Lines of data:

————————

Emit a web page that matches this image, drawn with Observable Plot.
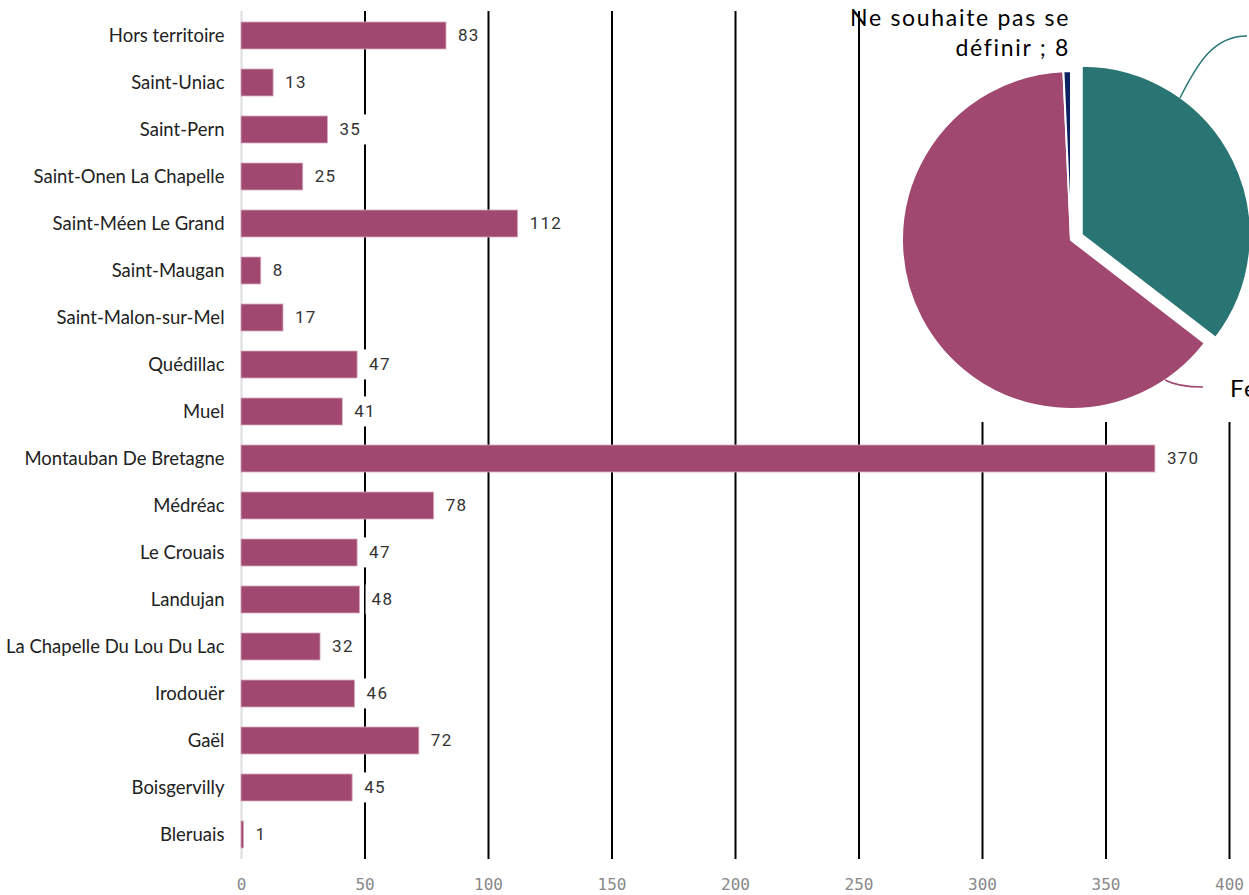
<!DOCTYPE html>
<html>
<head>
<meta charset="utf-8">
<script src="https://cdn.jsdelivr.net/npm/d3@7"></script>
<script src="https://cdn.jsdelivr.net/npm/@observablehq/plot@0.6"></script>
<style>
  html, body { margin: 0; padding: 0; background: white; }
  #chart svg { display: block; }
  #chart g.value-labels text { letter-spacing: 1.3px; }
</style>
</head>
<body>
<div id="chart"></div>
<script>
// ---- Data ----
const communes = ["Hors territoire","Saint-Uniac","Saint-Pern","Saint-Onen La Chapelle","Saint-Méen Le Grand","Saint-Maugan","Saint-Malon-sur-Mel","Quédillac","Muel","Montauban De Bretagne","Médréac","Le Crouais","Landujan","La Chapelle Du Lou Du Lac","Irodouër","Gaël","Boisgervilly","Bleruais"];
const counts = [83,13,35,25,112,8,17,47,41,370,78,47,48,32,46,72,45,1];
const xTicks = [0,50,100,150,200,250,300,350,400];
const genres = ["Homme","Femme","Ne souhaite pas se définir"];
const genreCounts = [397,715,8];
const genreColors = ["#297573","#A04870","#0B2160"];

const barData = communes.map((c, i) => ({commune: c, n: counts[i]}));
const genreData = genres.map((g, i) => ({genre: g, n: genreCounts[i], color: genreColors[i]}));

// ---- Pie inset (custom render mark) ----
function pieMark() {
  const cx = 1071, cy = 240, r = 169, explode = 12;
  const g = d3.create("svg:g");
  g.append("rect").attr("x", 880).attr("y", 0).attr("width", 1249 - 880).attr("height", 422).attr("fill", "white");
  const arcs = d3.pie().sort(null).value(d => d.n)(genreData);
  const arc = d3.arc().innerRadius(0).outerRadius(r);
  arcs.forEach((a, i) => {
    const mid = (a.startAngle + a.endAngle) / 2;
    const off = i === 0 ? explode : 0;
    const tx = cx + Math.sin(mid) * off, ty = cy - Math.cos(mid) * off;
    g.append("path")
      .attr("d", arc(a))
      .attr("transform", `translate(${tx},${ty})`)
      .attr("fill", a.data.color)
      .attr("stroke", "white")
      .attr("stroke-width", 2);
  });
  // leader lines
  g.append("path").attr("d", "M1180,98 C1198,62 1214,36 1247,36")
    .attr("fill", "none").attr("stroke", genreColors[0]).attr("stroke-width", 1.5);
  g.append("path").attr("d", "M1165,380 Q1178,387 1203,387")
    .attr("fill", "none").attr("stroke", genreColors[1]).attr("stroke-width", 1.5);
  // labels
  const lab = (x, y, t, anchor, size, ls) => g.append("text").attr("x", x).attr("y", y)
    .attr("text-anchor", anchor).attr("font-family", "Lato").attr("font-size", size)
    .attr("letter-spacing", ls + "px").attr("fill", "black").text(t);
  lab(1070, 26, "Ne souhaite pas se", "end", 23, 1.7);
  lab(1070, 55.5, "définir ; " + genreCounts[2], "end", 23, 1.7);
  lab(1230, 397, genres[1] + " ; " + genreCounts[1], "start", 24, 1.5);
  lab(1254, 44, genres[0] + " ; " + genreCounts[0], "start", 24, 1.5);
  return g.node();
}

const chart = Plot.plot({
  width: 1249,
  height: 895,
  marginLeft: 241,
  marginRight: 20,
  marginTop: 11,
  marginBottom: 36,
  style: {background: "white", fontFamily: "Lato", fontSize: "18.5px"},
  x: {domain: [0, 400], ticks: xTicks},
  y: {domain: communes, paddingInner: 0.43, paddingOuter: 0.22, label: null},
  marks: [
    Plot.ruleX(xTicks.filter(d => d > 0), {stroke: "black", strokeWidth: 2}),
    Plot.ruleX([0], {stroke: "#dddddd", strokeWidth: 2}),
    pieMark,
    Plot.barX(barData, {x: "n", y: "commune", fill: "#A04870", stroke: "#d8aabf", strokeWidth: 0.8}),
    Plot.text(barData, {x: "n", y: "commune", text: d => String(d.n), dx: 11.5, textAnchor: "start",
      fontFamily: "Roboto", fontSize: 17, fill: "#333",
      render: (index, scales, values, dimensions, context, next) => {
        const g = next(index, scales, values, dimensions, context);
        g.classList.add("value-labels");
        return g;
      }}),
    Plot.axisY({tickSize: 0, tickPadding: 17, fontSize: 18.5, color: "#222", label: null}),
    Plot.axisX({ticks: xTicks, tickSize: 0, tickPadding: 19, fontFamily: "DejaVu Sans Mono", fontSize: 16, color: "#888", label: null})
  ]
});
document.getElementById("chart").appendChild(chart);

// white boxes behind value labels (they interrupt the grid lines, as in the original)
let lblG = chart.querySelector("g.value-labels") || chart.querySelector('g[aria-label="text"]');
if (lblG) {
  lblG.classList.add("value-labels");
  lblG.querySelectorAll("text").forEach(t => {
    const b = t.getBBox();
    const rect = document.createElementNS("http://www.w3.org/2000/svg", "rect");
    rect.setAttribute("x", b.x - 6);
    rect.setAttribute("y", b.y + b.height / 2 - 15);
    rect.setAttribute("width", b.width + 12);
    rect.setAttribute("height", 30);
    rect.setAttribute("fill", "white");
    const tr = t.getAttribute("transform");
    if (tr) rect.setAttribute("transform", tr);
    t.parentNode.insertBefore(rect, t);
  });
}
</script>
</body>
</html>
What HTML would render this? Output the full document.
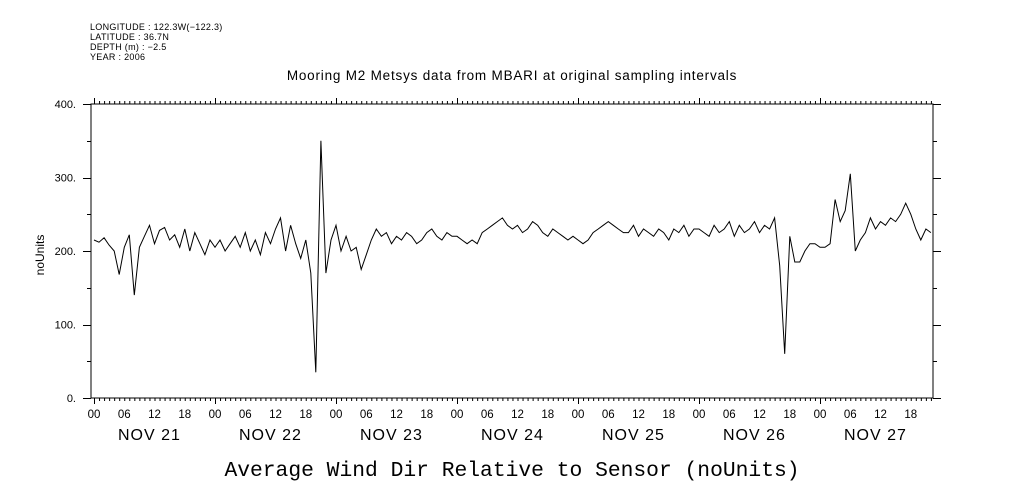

————————

▸ **What you will do**
Every record above should be written out again without change, except that the pictures are left out.

▸ **Result of the task**
Emit a web page that matches this image, drawn with Observable Plot.
<!DOCTYPE html>
<html>
<head>
<meta charset="utf-8">
<script src="https://cdn.jsdelivr.net/npm/d3@7"></script>
<script src="https://cdn.jsdelivr.net/npm/@observablehq/plot@0.6"></script>
<style>
  html, body { margin: 0; padding: 0; background: white; }
  #chart svg { display: block; }
  #chart g.value-labels text { letter-spacing: 1.3px; }
</style>
</head>
<body>
<div id="chart"></div>
<script>
// ---- Data ----
const communes = ["Hors territoire","Saint-Uniac","Saint-Pern","Saint-Onen La Chapelle","Saint-Méen Le Grand","Saint-Maugan","Saint-Malon-sur-Mel","Quédillac","Muel","Montauban De Bretagne","Médréac","Le Crouais","Landujan","La Chapelle Du Lou Du Lac","Irodouër","Gaël","Boisgervilly","Bleruais"];
const counts = [83,13,35,25,112,8,17,47,41,370,78,47,48,32,46,72,45,1];
const xTicks = [0,50,100,150,200,250,300,350,400];
const genres = ["Homme","Femme","Ne souhaite pas se définir"];
const genreCounts = [397,715,8];
const genreColors = ["#297573","#A04870","#0B2160"];

const barData = communes.map((c, i) => ({commune: c, n: counts[i]}));
const genreData = genres.map((g, i) => ({genre: g, n: genreCounts[i], color: genreColors[i]}));

// ---- Pie inset (custom render mark) ----
function pieMark() {
  const cx = 1071, cy = 240, r = 169, explode = 12;
  const g = d3.create("svg:g");
  g.append("rect").attr("x", 880).attr("y", 0).attr("width", 1249 - 880).attr("height", 422).attr("fill", "white");
  const arcs = d3.pie().sort(null).value(d => d.n)(genreData);
  const arc = d3.arc().innerRadius(0).outerRadius(r);
  arcs.forEach((a, i) => {
    const mid = (a.startAngle + a.endAngle) / 2;
    const off = i === 0 ? explode : 0;
    const tx = cx + Math.sin(mid) * off, ty = cy - Math.cos(mid) * off;
    g.append("path")
      .attr("d", arc(a))
      .attr("transform", `translate(${tx},${ty})`)
      .attr("fill", a.data.color)
      .attr("stroke", "white")
      .attr("stroke-width", 2);
  });
  // leader lines
  g.append("path").attr("d", "M1180,98 C1198,62 1214,36 1247,36")
    .attr("fill", "none").attr("stroke", genreColors[0]).attr("stroke-width", 1.5);
  g.append("path").attr("d", "M1165,380 Q1178,387 1203,387")
    .attr("fill", "none").attr("stroke", genreColors[1]).attr("stroke-width", 1.5);
  // labels
  const lab = (x, y, t, anchor, size, ls) => g.append("text").attr("x", x).attr("y", y)
    .attr("text-anchor", anchor).attr("font-family", "Lato").attr("font-size", size)
    .attr("letter-spacing", ls + "px").attr("fill", "black").text(t);
  lab(1070, 26, "Ne souhaite pas se", "end", 23, 1.7);
  lab(1070, 55.5, "définir ; " + genreCounts[2], "end", 23, 1.7);
  lab(1230, 397, genres[1] + " ; " + genreCounts[1], "start", 24, 1.5);
  lab(1254, 44, genres[0] + " ; " + genreCounts[0], "start", 24, 1.5);
  return g.node();
}

const chart = Plot.plot({
  width: 1249,
  height: 895,
  marginLeft: 241,
  marginRight: 20,
  marginTop: 11,
  marginBottom: 36,
  style: {background: "white", fontFamily: "Lato", fontSize: "18.5px"},
  x: {domain: [0, 400], ticks: xTicks},
  y: {domain: communes, paddingInner: 0.43, paddingOuter: 0.22, label: null},
  marks: [
    Plot.ruleX(xTicks.filter(d => d > 0), {stroke: "black", strokeWidth: 2}),
    Plot.ruleX([0], {stroke: "#dddddd", strokeWidth: 2}),
    pieMark,
    Plot.barX(barData, {x: "n", y: "commune", fill: "#A04870", stroke: "#d8aabf", strokeWidth: 0.8}),
    Plot.text(barData, {x: "n", y: "commune", text: d => String(d.n), dx: 11.5, textAnchor: "start",
      fontFamily: "Roboto", fontSize: 17, fill: "#333",
      render: (index, scales, values, dimensions, context, next) => {
        const g = next(index, scales, values, dimensions, context);
        g.classList.add("value-labels");
        return g;
      }}),
    Plot.axisY({tickSize: 0, tickPadding: 17, fontSize: 18.5, color: "#222", label: null}),
    Plot.axisX({ticks: xTicks, tickSize: 0, tickPadding: 19, fontFamily: "DejaVu Sans Mono", fontSize: 16, color: "#888", label: null})
  ]
});
document.getElementById("chart").appendChild(chart);

// white boxes behind value labels (they interrupt the grid lines, as in the original)
let lblG = chart.querySelector("g.value-labels") || chart.querySelector('g[aria-label="text"]');
if (lblG) {
  lblG.classList.add("value-labels");
  lblG.querySelectorAll("text").forEach(t => {
    const b = t.getBBox();
    const rect = document.createElementNS("http://www.w3.org/2000/svg", "rect");
    rect.setAttribute("x", b.x - 6);
    rect.setAttribute("y", b.y + b.height / 2 - 15);
    rect.setAttribute("width", b.width + 12);
    rect.setAttribute("height", 30);
    rect.setAttribute("fill", "white");
    const tr = t.getAttribute("transform");
    if (tr) rect.setAttribute("transform", tr);
    t.parentNode.insertBefore(rect, t);
  });
}
</script>
</body>
</html>
What HTML would render this? Output the full document.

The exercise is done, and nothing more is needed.